Sumner, Charles

Sumner, Charles, 1811–74, U.S. senator from Massachusetts (1851–74), b. Boston. He attended (1831–33) and was later a lecturer at Harvard law school, was admitted (1834) to the bar, and practiced in Boston. He spent the years 1837 to 1840 in Europe. Later he became involved in several reform movements, including antislavery, and in 1851 a combination of Free-Soilers and Democrats sent him to the Senate. An aggressive abolitionist, Sumner attacked the fugitive slave laws, denounced the Kansas-Nebraska Act of 1854, and on May 19–20, 1856, delivered his notable antislavery speech called “The Crime against Kansas.” A master of invective, he singled out as his special victim Senator Andrew Pickens Butler of South Carolina, who was not there to reply. Two days later he was assaulted in the Senate chamber by Preston S. Brooks, Butler's nephew. It took Sumner more than three years to recover from the attack, but Massachusetts reelected him, and he resumed his seat in Dec., 1859. He had been important in organizing the new Republican party and in 1861 was made chairman of the Senate foreign relations committee. In the Trent Affair he favored the release of the captured Confederate commissioners. Sumner highly approved Lincoln's Emancipation Proclamation; indeed he had been impatient at the long delay. Sumner in the Senate and Thaddeus Stevens in the House led the radical Republicans in their Reconstruction program for the South. He held that the Southern states had “committed suicide” by their secession and thus had lost any rights under the Constitution. Reconstruction he considered the function of Congress alone and he was most active in trying to secure the conviction of President Andrew Johnson on the impeachment charges. During the administration of Ulysses S. Grant, Sumner's excessive demands regarding Civil War claims against Great Britain hampered the administration's negotiations with that country.
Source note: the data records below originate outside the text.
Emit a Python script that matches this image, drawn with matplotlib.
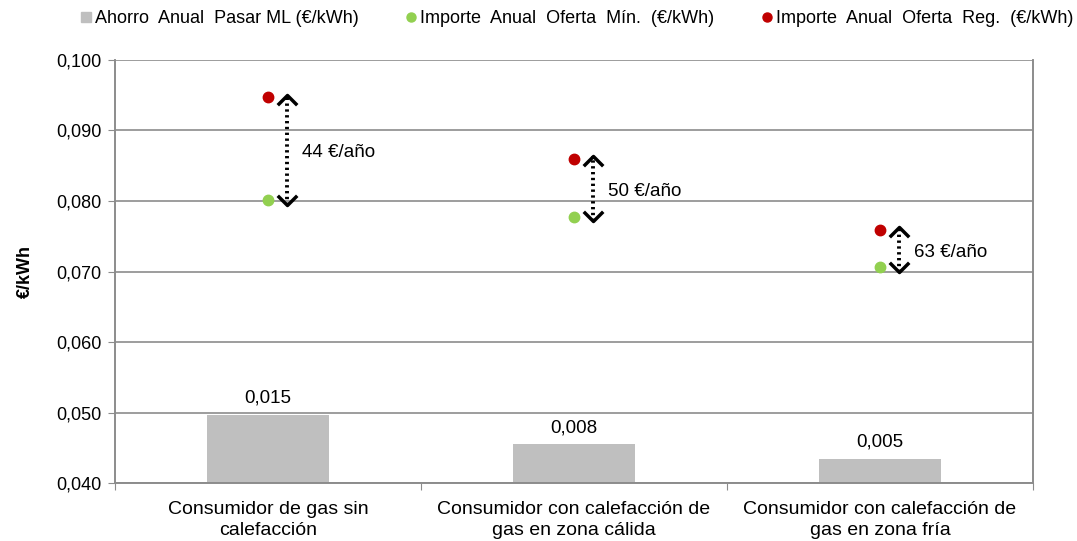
import matplotlib
matplotlib.use('Agg')
import matplotlib.pyplot as plt
from matplotlib.lines import Line2D
from matplotlib.ticker import FuncFormatter
import numpy as np

plt.rcParams['font.family'] = ['Liberation Sans', 'DejaVu Sans']

categories = ['Consumidor de gas sin\ncalefacción',
              'Consumidor con calefacción de\ngas en zona cálida',
              'Consumidor con calefacción de\ngas en zona fría']
ahorro = [0.0145, 0.0082, 0.0052]        # bars, secondary (hidden) scale
oferta_min = [0.0802, 0.0778, 0.0707]
oferta_reg = [0.0947, 0.0860, 0.0759]
ahorro_anual = ['44 €/año', '50 €/año', '63 €/año']

GRAY = '#BFBFBF'
GREEN = '#92D050'
RED = '#C00000'
AXC = '#8C8C8C'

fig = plt.figure(figsize=(10.77, 5.41), dpi=100)
ax = fig.add_axes([0.1068, 0.1072, 0.8523, 0.7819])
ax2 = ax.twinx()

x = np.arange(len(categories))

# bars on hidden secondary axis
ax2.bar(x, ahorro, width=0.4, color=GRAY, zorder=2)
ax2.set_ylim(0, 0.09)
ax2.set_yticks([])
for xi, v in zip(x, ahorro):
    ax2.annotate(f'{v:.3f}'.replace('.', ','), (xi, v), xytext=(0, 6),
                 textcoords='offset points', ha='center', va='bottom', fontsize=13.5)

ax.set_zorder(ax2.get_zorder() + 1)
ax.patch.set_visible(False)

ax.plot(x, oferta_min, 'o', color=GREEN, markersize=7.5, zorder=4)
ax.plot(x, oferta_reg, 'o', color=RED, markersize=7.5, zorder=4)

# dotted double arrows with open chevron heads
chev_up = [(-1, -1.0), (0, 0), (1, -1.0)]
chev_dn = [(-1, 1.0), (0, 0), (1, 1.0)]
for xi, lo, hi, lab in zip(x, oferta_min, oferta_reg, ahorro_anual):
    xa = xi + 0.062
    top = hi + 0.0004
    bot = lo - 0.0007
    ax.plot([xa, xa], [bot, top], color='black', lw=2.8, ls=(0, (0.6, 0.9)),
            dash_capstyle='butt', zorder=3)
    ax.plot([xa], [top], marker=chev_up, markersize=14, mfc='none', mec='black',
            mew=2.5, zorder=3)
    ax.plot([xa], [bot], marker=chev_dn, markersize=14, mfc='none', mec='black',
            mew=2.5, zorder=3)
    ax.annotate(lab, (xi + 0.11, (lo + hi) / 2), xytext=(0, -3),
                textcoords='offset points', ha='left', va='center', fontsize=13.5)

ax.set_xlim(-0.5, len(categories) - 0.5)
ax.set_ylim(0.04, 0.1)
ax.set_yticks(np.arange(0.04, 0.1001, 0.01))
ax.yaxis.set_major_formatter(FuncFormatter(lambda v, p: f'{v:.3f}'.replace('.', ',')))
ax.grid(axis='y', color=AXC, lw=1.2)
ax.set_axisbelow(True)

ax.set_xticks(np.arange(-0.5, len(categories), 1.0))
ax.set_xticklabels([])
ax.set_xticks(x, minor=True)
ax.set_xticklabels(categories, minor=True, fontsize=14, linespacing=1.3)
ax.tick_params(axis='x', which='minor', length=0, pad=13)
ax.tick_params(axis='x', which='major', length=5, color=AXC, direction='out')
ax.tick_params(axis='y', length=5, color=AXC, labelsize=13, pad=5)

for a in (ax, ax2):
    for s in ('left', 'right', 'bottom'):
        a.spines[s].set_color(AXC)
        a.spines[s].set_linewidth(1.2)
    a.spines['top'].set_visible(False)

ax.set_ylabel('€/kWh', fontweight='bold', fontsize=13, labelpad=16)

handles = [Line2D([], [], ls='none', marker='s', color=GRAY, markersize=7),
           Line2D([], [], ls='none', marker='o', color=GREEN, markersize=6.5),
           Line2D([], [], ls='none', marker='o', color=RED, markersize=6.5)]
labels = ['Ahorro  Anual  Pasar ML (€/kWh)',
          'Importe  Anual  Oferta  Mín.  (€/kWh)',
          'Importe  Anual  Oferta  Reg.  (€/kWh)']
ax.legend(handles, labels, loc='center', bbox_to_anchor=(0.503, 1.098), ncol=3,
          frameon=False, fontsize=13, handlelength=0.6, handletextpad=0.2,
          columnspacing=2.6)

fig.savefig('out.png', dpi=100)
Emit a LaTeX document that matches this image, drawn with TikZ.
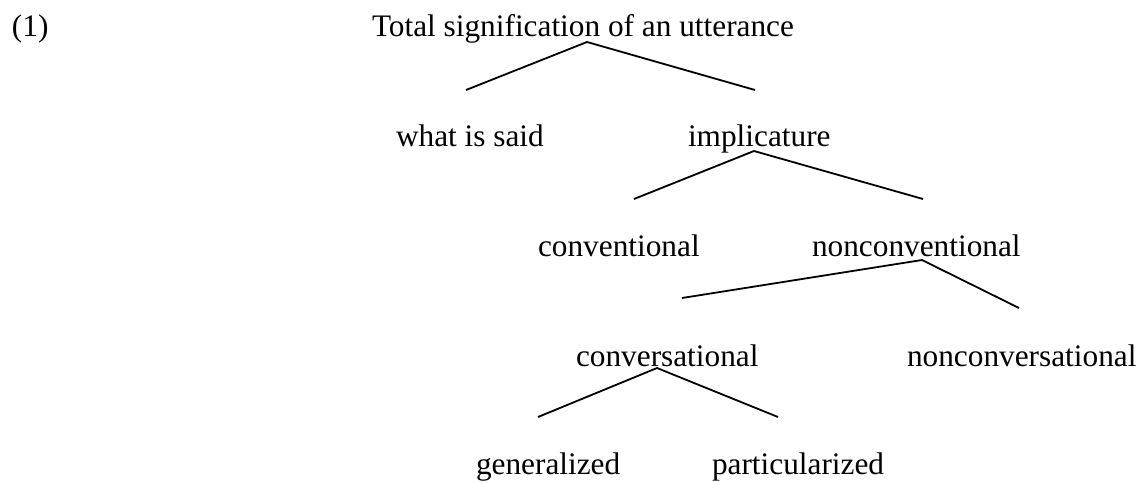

His relationship with Grant deteriorated further when Sumner denounced Grant's questionable scheme to annex Santo Domingo; this led to his removal (Mar., 1871) from the chairmanship of the committee on foreign relations. Humiliated, Sumner helped organize (1872) the short-lived Liberal Republican party. Sumner wrote and spoke widely, and there are two editions of his works (15 vol., 1870–83; 20 vol., 1900).

See E. L. Pierce, Memoir and Letters of Charles Sumner (4 vol., 1877–93); D. H. Donald, Charles Sumner and the Coming of the Civil War (1960, repr. 1970) and Charles Sumner and the Rights of Man (1970).